GIVEN PROBLEM >> Nothing in the data should change when you return it, but leave the pictures out.

SUPPLIED MATERIAL >>

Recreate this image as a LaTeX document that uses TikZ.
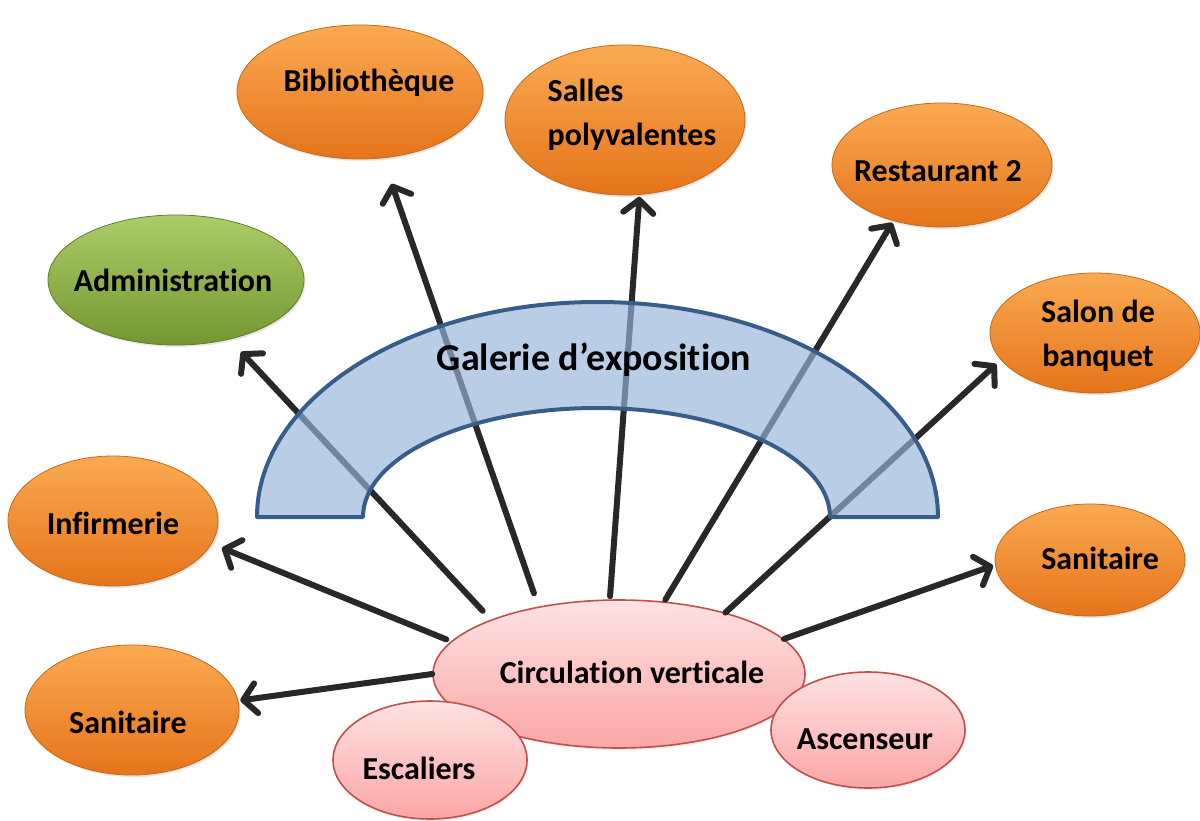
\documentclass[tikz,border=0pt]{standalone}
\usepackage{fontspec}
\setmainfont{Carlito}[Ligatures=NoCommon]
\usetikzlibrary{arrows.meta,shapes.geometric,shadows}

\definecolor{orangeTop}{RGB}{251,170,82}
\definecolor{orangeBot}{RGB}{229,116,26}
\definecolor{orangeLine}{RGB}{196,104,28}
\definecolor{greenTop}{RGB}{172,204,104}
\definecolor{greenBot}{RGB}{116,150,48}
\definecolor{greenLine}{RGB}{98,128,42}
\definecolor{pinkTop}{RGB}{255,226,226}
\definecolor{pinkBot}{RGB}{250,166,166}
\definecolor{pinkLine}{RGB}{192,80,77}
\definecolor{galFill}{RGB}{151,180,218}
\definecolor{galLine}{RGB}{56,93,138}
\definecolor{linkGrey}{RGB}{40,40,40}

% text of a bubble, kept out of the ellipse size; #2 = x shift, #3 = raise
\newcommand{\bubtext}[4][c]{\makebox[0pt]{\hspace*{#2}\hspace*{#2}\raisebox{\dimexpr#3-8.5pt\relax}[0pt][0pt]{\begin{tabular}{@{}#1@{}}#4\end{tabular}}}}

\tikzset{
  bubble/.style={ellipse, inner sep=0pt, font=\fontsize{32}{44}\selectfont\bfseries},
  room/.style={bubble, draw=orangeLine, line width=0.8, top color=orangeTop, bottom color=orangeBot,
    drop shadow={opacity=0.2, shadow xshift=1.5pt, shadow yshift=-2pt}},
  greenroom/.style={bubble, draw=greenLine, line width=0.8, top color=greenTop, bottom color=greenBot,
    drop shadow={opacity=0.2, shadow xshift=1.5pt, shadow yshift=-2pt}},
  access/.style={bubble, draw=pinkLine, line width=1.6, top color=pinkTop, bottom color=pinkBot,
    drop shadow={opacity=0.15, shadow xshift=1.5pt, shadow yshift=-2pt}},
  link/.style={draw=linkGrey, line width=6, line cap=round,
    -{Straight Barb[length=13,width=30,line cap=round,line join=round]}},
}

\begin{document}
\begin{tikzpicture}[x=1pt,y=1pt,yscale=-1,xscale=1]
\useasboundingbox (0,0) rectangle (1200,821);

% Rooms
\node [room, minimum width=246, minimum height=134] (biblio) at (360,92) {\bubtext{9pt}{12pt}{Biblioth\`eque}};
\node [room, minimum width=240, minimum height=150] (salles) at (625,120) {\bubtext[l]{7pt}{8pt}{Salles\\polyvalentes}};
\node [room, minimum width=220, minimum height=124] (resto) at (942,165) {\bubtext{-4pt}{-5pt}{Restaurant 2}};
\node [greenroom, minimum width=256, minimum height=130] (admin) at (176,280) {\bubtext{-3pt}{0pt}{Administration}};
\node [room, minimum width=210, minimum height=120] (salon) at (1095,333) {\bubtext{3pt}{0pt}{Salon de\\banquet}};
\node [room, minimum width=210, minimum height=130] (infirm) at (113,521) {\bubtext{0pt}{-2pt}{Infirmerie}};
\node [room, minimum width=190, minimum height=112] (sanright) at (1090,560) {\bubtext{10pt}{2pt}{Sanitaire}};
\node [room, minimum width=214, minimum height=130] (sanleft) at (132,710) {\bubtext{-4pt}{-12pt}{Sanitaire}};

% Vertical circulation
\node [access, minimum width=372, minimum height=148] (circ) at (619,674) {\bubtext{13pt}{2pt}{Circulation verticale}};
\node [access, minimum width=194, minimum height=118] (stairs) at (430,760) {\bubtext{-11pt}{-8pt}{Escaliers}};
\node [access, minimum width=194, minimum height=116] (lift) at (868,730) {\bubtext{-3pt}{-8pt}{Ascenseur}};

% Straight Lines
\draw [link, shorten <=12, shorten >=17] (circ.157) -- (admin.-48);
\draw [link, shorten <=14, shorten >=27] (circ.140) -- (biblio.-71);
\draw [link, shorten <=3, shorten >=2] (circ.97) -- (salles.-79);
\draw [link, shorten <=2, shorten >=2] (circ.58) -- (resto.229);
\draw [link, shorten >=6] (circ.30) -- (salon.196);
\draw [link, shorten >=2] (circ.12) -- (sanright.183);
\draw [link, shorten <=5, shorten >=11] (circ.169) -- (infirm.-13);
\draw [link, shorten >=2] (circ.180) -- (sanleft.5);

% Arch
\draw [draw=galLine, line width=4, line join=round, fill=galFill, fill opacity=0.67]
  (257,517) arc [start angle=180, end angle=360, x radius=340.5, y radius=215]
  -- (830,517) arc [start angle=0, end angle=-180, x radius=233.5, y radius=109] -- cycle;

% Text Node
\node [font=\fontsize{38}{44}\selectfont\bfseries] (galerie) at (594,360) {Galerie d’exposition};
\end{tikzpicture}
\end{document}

RESPONSE TO THE TASK >>
Recreate this image as a LaTeX document that uses TikZ.
\documentclass[tikz,border=0pt]{standalone}
\usepackage{fontspec}
\setmainfont{Carlito}[Ligatures=NoCommon]
\usetikzlibrary{arrows.meta,shapes.geometric,shadows}

\definecolor{orangeTop}{RGB}{251,170,82}
\definecolor{orangeBot}{RGB}{229,116,26}
\definecolor{orangeLine}{RGB}{196,104,28}
\definecolor{greenTop}{RGB}{172,204,104}
\definecolor{greenBot}{RGB}{116,150,48}
\definecolor{greenLine}{RGB}{98,128,42}
\definecolor{pinkTop}{RGB}{255,226,226}
\definecolor{pinkBot}{RGB}{250,166,166}
\definecolor{pinkLine}{RGB}{192,80,77}
\definecolor{galFill}{RGB}{151,180,218}
\definecolor{galLine}{RGB}{56,93,138}
\definecolor{linkGrey}{RGB}{40,40,40}

% text of a bubble, kept out of the ellipse size; #2 = x shift, #3 = raise
\newcommand{\bubtext}[4][c]{\makebox[0pt]{\hspace*{#2}\hspace*{#2}\raisebox{\dimexpr#3-8.5pt\relax}[0pt][0pt]{\begin{tabular}{@{}#1@{}}#4\end{tabular}}}}

\tikzset{
  bubble/.style={ellipse, inner sep=0pt, font=\fontsize{32}{44}\selectfont\bfseries},
  room/.style={bubble, draw=orangeLine, line width=0.8, top color=orangeTop, bottom color=orangeBot,
    drop shadow={opacity=0.2, shadow xshift=1.5pt, shadow yshift=-2pt}},
  greenroom/.style={bubble, draw=greenLine, line width=0.8, top color=greenTop, bottom color=greenBot,
    drop shadow={opacity=0.2, shadow xshift=1.5pt, shadow yshift=-2pt}},
  access/.style={bubble, draw=pinkLine, line width=1.6, top color=pinkTop, bottom color=pinkBot,
    drop shadow={opacity=0.15, shadow xshift=1.5pt, shadow yshift=-2pt}},
  link/.style={draw=linkGrey, line width=6, line cap=round,
    -{Straight Barb[length=13,width=30,line cap=round,line join=round]}},
}

\begin{document}
\begin{tikzpicture}[x=1pt,y=1pt,yscale=-1,xscale=1]
\useasboundingbox (0,0) rectangle (1200,821);

% Rooms
\node [room, minimum width=246, minimum height=134] (biblio) at (360,92) {\bubtext{9pt}{12pt}{Biblioth\`eque}};
\node [room, minimum width=240, minimum height=150] (salles) at (625,120) {\bubtext[l]{7pt}{8pt}{Salles\\polyvalentes}};
\node [room, minimum width=220, minimum height=124] (resto) at (942,165) {\bubtext{-4pt}{-5pt}{Restaurant 2}};
\node [greenroom, minimum width=256, minimum height=130] (admin) at (176,280) {\bubtext{-3pt}{0pt}{Administration}};
\node [room, minimum width=210, minimum height=120] (salon) at (1095,333) {\bubtext{3pt}{0pt}{Salon de\\banquet}};
\node [room, minimum width=210, minimum height=130] (infirm) at (113,521) {\bubtext{0pt}{-2pt}{Infirmerie}};
\node [room, minimum width=190, minimum height=112] (sanright) at (1090,560) {\bubtext{10pt}{2pt}{Sanitaire}};
\node [room, minimum width=214, minimum height=130] (sanleft) at (132,710) {\bubtext{-4pt}{-12pt}{Sanitaire}};

% Vertical circulation
\node [access, minimum width=372, minimum height=148] (circ) at (619,674) {\bubtext{13pt}{2pt}{Circulation verticale}};
\node [access, minimum width=194, minimum height=118] (stairs) at (430,760) {\bubtext{-11pt}{-8pt}{Escaliers}};
\node [access, minimum width=194, minimum height=116] (lift) at (868,730) {\bubtext{-3pt}{-8pt}{Ascenseur}};

% Straight Lines
\draw [link, shorten <=12, shorten >=17] (circ.157) -- (admin.-48);
\draw [link, shorten <=14, shorten >=27] (circ.140) -- (biblio.-71);
\draw [link, shorten <=3, shorten >=2] (circ.97) -- (salles.-79);
\draw [link, shorten <=2, shorten >=2] (circ.58) -- (resto.229);
\draw [link, shorten >=6] (circ.30) -- (salon.196);
\draw [link, shorten >=2] (circ.12) -- (sanright.183);
\draw [link, shorten <=5, shorten >=11] (circ.169) -- (infirm.-13);
\draw [link, shorten >=2] (circ.180) -- (sanleft.5);

% Arch
\draw [draw=galLine, line width=4, line join=round, fill=galFill, fill opacity=0.67]
  (257,517) arc [start angle=180, end angle=360, x radius=340.5, y radius=215]
  -- (830,517) arc [start angle=0, end angle=-180, x radius=233.5, y radius=109] -- cycle;

% Text Node
\node [font=\fontsize{38}{44}\selectfont\bfseries] (galerie) at (594,360) {Galerie d’exposition};
\end{tikzpicture}
\end{document}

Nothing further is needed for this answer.